Dos años largos después de la invasión rusa de Ucrania, el conflicto bélico deja muchos días de ser portada de los informativos. No solamente es debido a que la actualidad reclama nuevos focos de atención, sino que cierta fatiga por la reiteración de la situación relega el interés por el conflicto.
Lo de Ucrania es una barbaridad sin paliativos que no tiene visos de acabar. El Gobierno de Zelenski ha intentado por todos los medios que el país llevase la vida más normal posible pese a la agresión rusa, manteniendo algunas actividades deportivas y musicales y procurando que la retaguardia sufriera lo menos posible las consecuencias de la guerra. Pero ya no es posible. La conscripción de ciudadanos en edad militar es prácticamente total, mientras que por otra parte arrecian los ataques de Moscú a localidades muy alejadas del frente en un intento absoluto de intimidación.

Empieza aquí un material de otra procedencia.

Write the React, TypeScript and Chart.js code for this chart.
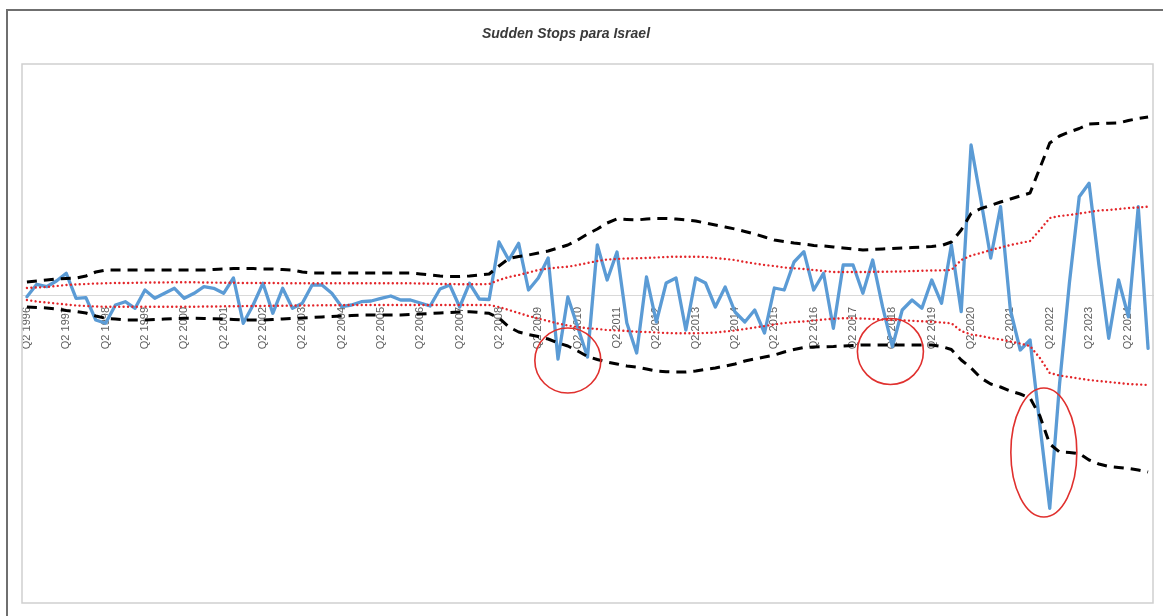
import React, { useEffect, useRef } from "react";
import { Chart, registerables } from "chart.js";

Chart.register(...registerables);

// Flows (arbitrary units), quarterly Q2 1996 .. Q4 2024
const FLOWS = [
  -0.17, 1.07, 0.83, 1.4, 2.17, -0.33, -0.27, -2.5, -2.83, -1.0,
  -0.67, -1.33, 0.5, -0.33, 0.17, 0.67, -0.33, 0.17, 0.83, 0.67,
  0.17, 1.7, -2.83, -1.0, 1.17, -1.83, 0.67, -1.33, -0.83, 1.0,
  1.0, 0.17, -1.17, -1.0, -0.67, -0.6, -0.33, -0.1, -0.5, -0.5,
  -0.8, -1.1, 0.6, 1.0, -1.2, 1.17, -0.4, -0.45, 5.3, 3.5,
  5.17, 0.5, 1.7, 3.7, -6.4, -0.2, -3.2, -6.2, 5.0, 1.5,
  4.3, -2.8, -5.8, 1.8, -2.7, 1.2, 1.7, -3.5, 1.7, 1.2,
  -1.2, 0.8, -1.7, -2.7, -1.5, -3.8, 0.7, 0.5, 3.3, 4.33,
  0.5, 2.17, -3.33, 3.0, 3.0, 0.17, 3.5, -1.17, -5.17, -1.5,
  -0.5, -1.33, 1.5, -0.83, 5.0, -1.67, 15.0, 9.5, 3.7, 8.83,
  -1.5, -5.5, -4.5, -13.0, -21.33, -8.9, 1.2, 9.83, 11.17, 3.0,
  -4.33, 1.5, -2.17, 8.83, -5.33,
];

// mean + 2 sd
const UPPER_2SD = [
  1.3, 1.4, 1.5, 1.6, 1.65, 1.7, 1.9, 2.3, 2.5, 2.5,
  2.5, 2.5, 2.5, 2.5, 2.5, 2.5, 2.5, 2.5, 2.5, 2.55,
  2.6, 2.65, 2.65, 2.65, 2.6, 2.6, 2.55, 2.5, 2.3, 2.2,
  2.2, 2.2, 2.2, 2.2, 2.2, 2.2, 2.2, 2.2, 2.2, 2.2,
  2.1, 2.0, 1.9, 1.85, 1.85, 1.9, 2.0, 2.1, 2.9, 3.65,
  3.85, 4.0, 4.2, 4.4, 4.7, 5.0, 5.5, 6.1, 6.6, 7.2,
  7.6, 7.55, 7.5, 7.6, 7.65, 7.65, 7.6, 7.5, 7.4, 7.2,
  7.0, 6.8, 6.6, 6.35, 6.1, 5.8, 5.5, 5.35, 5.2, 5.1,
  4.95, 4.9, 4.8, 4.7, 4.6, 4.5, 4.55, 4.6, 4.65, 4.7,
  4.75, 4.8, 4.85, 4.95, 5.3, 6.5, 8.15, 8.65, 8.95, 9.3,
  9.6, 9.9, 10.2, 12.7, 15.2, 15.9, 16.3, 16.65, 17.1, 17.15,
  17.17, 17.2, 17.45, 17.65, 17.8,
];

// mean + 1 sd
const UPPER_1SD = [
  0.7, 0.75, 0.8, 0.9, 1.0, 1.05, 1.1, 1.15, 1.17, 1.2,
  1.2, 1.22, 1.24, 1.25, 1.26, 1.27, 1.27, 1.27, 1.25, 1.24,
  1.23, 1.22, 1.2, 1.2, 1.2, 1.2, 1.18, 1.17, 1.17, 1.17,
  1.17, 1.17, 1.17, 1.17, 1.17, 1.17, 1.17, 1.17, 1.17, 1.17,
  1.15, 1.13, 1.1, 1.1, 1.08, 1.07, 1.07, 1.1, 1.5, 1.8,
  2.0, 2.25, 2.5, 2.65, 2.75, 2.83, 3.0, 3.2, 3.4, 3.55,
  3.6, 3.65, 3.67, 3.7, 3.75, 3.8, 3.83, 3.83, 3.83, 3.8,
  3.7, 3.6, 3.5, 3.3, 3.15, 3.0, 2.9, 2.75, 2.67, 2.6,
  2.5, 2.4, 2.3, 2.3, 2.3, 2.3, 2.32, 2.33, 2.34, 2.35,
  2.4, 2.42, 2.45, 2.47, 2.5, 3.5, 3.95, 4.2, 4.5, 4.75,
  5.0, 5.2, 5.4, 6.5, 7.7, 7.9, 8.0, 8.15, 8.3, 8.45,
  8.5, 8.6, 8.7, 8.75, 8.83,
];

// mean - 1 sd
const LOWER_1SD = [
  -0.5, -0.65, -0.75, -0.85, -0.95, -1.05, -1.1, -1.15, -1.17, -1.17,
  -1.17, -1.17, -1.17, -1.17, -1.17, -1.17, -1.17, -1.17, -1.15, -1.15,
  -1.13, -1.12, -1.11, -1.1, -1.09, -1.08, -1.07, -1.06, -1.05, -1.04,
  -1.03, -1.02, -1.01, -1.0, -1.0, -1.0, -1.0, -1.0, -1.0, -1.0,
  -1.0, -1.0, -1.0, -1.0, -1.0, -1.0, -1.0, -1.0, -1.2, -1.5,
  -1.8, -2.1, -2.35, -2.6, -2.85, -3.05, -3.2, -3.33, -3.4, -3.5,
  -3.55, -3.6, -3.67, -3.7, -3.75, -3.8, -3.83, -3.83, -3.83, -3.8,
  -3.75, -3.65, -3.55, -3.4, -3.25, -3.1, -2.95, -2.8, -2.7, -2.65,
  -2.55, -2.45, -2.38, -2.33, -2.33, -2.35, -2.4, -2.45, -2.5, -2.53,
  -2.58, -2.63, -2.68, -2.75, -2.83, -3.6, -3.95, -4.1, -4.3, -4.45,
  -4.65, -4.85, -5.1, -6.3, -7.8, -8.05, -8.2, -8.35, -8.5, -8.6,
  -8.7, -8.8, -8.9, -8.95, -9.0,
];

// mean - 2 sd
const LOWER_2SD = [
  -1.2, -1.25, -1.3, -1.4, -1.55, -1.65, -1.8, -2.1, -2.33, -2.4,
  -2.5, -2.5, -2.5, -2.45, -2.4, -2.35, -2.33, -2.33, -2.35, -2.38,
  -2.4, -2.45, -2.5, -2.5, -2.5, -2.45, -2.4, -2.35, -2.3, -2.25,
  -2.2, -2.15, -2.1, -2.05, -2.0, -2.0, -2.0, -2.0, -2.0, -1.95,
  -1.9, -1.85, -1.8, -1.75, -1.7, -1.67, -1.75, -1.83, -2.3, -3.2,
  -3.7, -3.95, -4.15, -4.4, -4.8, -5.1, -5.6, -6.15, -6.45, -6.7,
  -6.9, -7.1, -7.2, -7.4, -7.6, -7.67, -7.7, -7.7, -7.6, -7.45,
  -7.3, -7.1, -6.9, -6.6, -6.4, -6.2, -6.0, -5.7, -5.45, -5.25,
  -5.2, -5.17, -5.15, -5.1, -5.05, -5.0, -5.0, -5.0, -5.0, -5.0,
  -5.0, -5.0, -5.0, -5.15, -5.45, -6.5, -7.3, -8.3, -8.9, -9.2,
  -9.6, -9.9, -10.3, -12.1, -14.9, -15.7, -15.75, -15.85, -16.5, -16.9,
  -17.15, -17.25, -17.35, -17.5, -17.7,
];

// Quarter labels, starting Q2 1996
const START_YEAR = 1996;
const START_QUARTER = 2;
const QUARTERS: string[] = FLOWS.map((_, k) => {
  const n = START_QUARTER - 1 + k;
  return `Q${(n % 4) + 1} ${START_YEAR + Math.floor(n / 4)}`;
});

// Red circles marking sudden stops (centre in data coords)
const STOP_MARKS = [
  { index: 55.0, value: -6.55, rx: 33, ry: 32.5 },
  { index: 87.8, value: -5.65, rx: 33, ry: 33 },
  { index: 103.4, value: -15.75, rx: 33, ry: 64.5 },
];

const TITLE = "Sudden Stops para Israel";

const decorPlugin = {
  id: "decor",
  beforeDraw(chart: any) {
    const { ctx, width, height } = chart;
    ctx.save();
    ctx.fillStyle = "#6f6f6f";
    ctx.fillRect(6, 9, 2, height - 9);
    ctx.fillRect(6, 9, width - 6, 2);
    ctx.restore();
  },
  afterDatasetsDraw(chart: any) {
    const { ctx, chartArea, scales } = chart;
    ctx.save();
    ctx.strokeStyle = "#cfcfcf";
    ctx.lineWidth = 1.5;
    ctx.strokeRect(chartArea.left, chartArea.top, chartArea.width, chartArea.height);
    ctx.strokeStyle = "#e0302e";
    ctx.lineWidth = 1.6;
    for (const m of STOP_MARKS) {
      const cx = scales.x.getPixelForValue(m.index);
      const cy = scales.y.getPixelForValue(m.value);
      ctx.beginPath();
      ctx.ellipse(cx, cy, m.rx, m.ry, 0, 0, Math.PI * 2);
      ctx.stroke();
    }
    ctx.restore();
  },
};

export default function App() {
  const canvasRef = useRef<HTMLCanvasElement | null>(null);

  useEffect(() => {
    document.body.style.overflow = "hidden";
    document.body.style.margin = "0";
    const canvas = canvasRef.current;
    if (!canvas) return;
    const band = (
      data: number[],
      color: string,
      width: number,
      dash: number[],
      cap: string,
      order: number
    ) => ({
      data,
      borderColor: color,
      borderWidth: width,
      borderDash: dash,
      borderCapStyle: cap,
      borderJoinStyle: "round",
      pointRadius: 0,
      tension: 0,
      fill: false,
      order,
    });
    const chart = new Chart(canvas, {
      type: "line",
      data: {
        labels: QUARTERS,
        datasets: [
          {
            data: FLOWS,
            borderColor: "#5b9bd5",
            borderWidth: 3.3,
            borderJoinStyle: "round",
            borderCapStyle: "round",
            pointRadius: 0,
            tension: 0,
            fill: false,
            order: 10,
          } as any,
          band(UPPER_2SD, "#000000", 3, [10, 7], "butt", 1) as any,
          band(LOWER_2SD, "#000000", 3, [10, 7], "butt", 2) as any,
          band(UPPER_1SD, "#e3262a", 2.4, [0.01, 4.4], "round", 3) as any,
          band(LOWER_1SD, "#e3262a", 2.4, [0.01, 4.4], "round", 4) as any,
        ],
      },
      options: {
        animation: false,
        responsive: false,
        devicePixelRatio: 1,
        layout: { padding: { left: 22, top: 64, right: 10, bottom: 13 } },
        plugins: {
          legend: { display: false },
          tooltip: { enabled: false },
          title: { display: false },
        },
        scales: {
          x: {
            type: "category",
            position: { y: 0 } as any,
            offset: true,
            grid: { display: false, drawTicks: true, tickLength: 9 },
            border: { display: true, color: "#d9d9d9", width: 1 },
            ticks: {
              autoSkip: false,
              maxRotation: 90,
              minRotation: 90,
              padding: 3,
              color: "#5f5f5f",
              font: { family: "'Liberation Sans', Arial, sans-serif", size: 11 },
              callback: (_v: any, i: number) => (i % 4 === 0 ? QUARTERS[i] : null),
            },
            afterFit: (scale: any) => {
              scale.height = 0;
            },
          } as any,
          y: {
            display: false,
            min: -30.8,
            max: 23.1,
          },
        },
      },
      plugins: [decorPlugin],
    });
    return () => chart.destroy();
  }, []);

  return (
    <div style={{ position: "fixed", left: 0, top: 0, width: 1163, height: 616, overflow: "hidden" }}>
      <canvas
        ref={canvasRef}
        width={1163}
        height={616}
        style={{ position: "absolute", left: 0, top: 0, display: "block" }}
      />
      <div
        style={{
          position: "absolute",
          left: 0,
          top: 25,
          width: 1132,
          textAlign: "center",
          fontFamily: "'Liberation Sans', Arial, sans-serif",
          fontWeight: "bold",
          fontStyle: "italic",
          fontSize: 14,
          lineHeight: "16px",
          color: "#3a3a3a",
        }}
      >
        {TITLE}
      </div>
    </div>
  );
}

Se está produciendo, pues, por parte de Ucrania y sus aliados una cierta fatiga ante una guerra de nunca acabar, Los países occidentales limitan, en general, su ayuda armamentística a tareas estrictamente defensivas, mientras que también ha habido demoras en la aportación militar por cierto remoloneo del Congreso de los Estados Unidos.
En cuando a la unidad de Occidente en su ayuda a los ucranianos también se han producido fisuras, como la visita del premier húngaro, Viktor Orban, al líder ruso, Vladimir Putin, donde se ha hablado de un alto el fuego sin devolución del territorio ocupado por los invasores.

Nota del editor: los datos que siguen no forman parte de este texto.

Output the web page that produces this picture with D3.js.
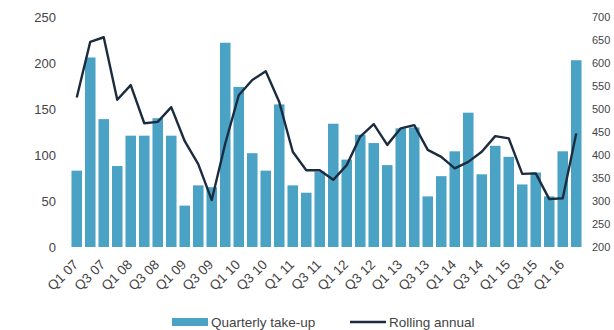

Estamos, pues, ante una larga confrontación armada en la que Rusia, pese a todos los pesares, lleva la iniciativa y no tiene ninguna idea de ceder en sus pretensiones anexionistas. Es lógico, por consiguiente, cierta fatiga de unos y de otros —más de unos que de otros— por una guerra que no lleva trazas de acabar, como no sea con la mutilación de Ucrania por el empecinamiento de Rusia y el paulatino desánimo y las contradicciones de Occidente.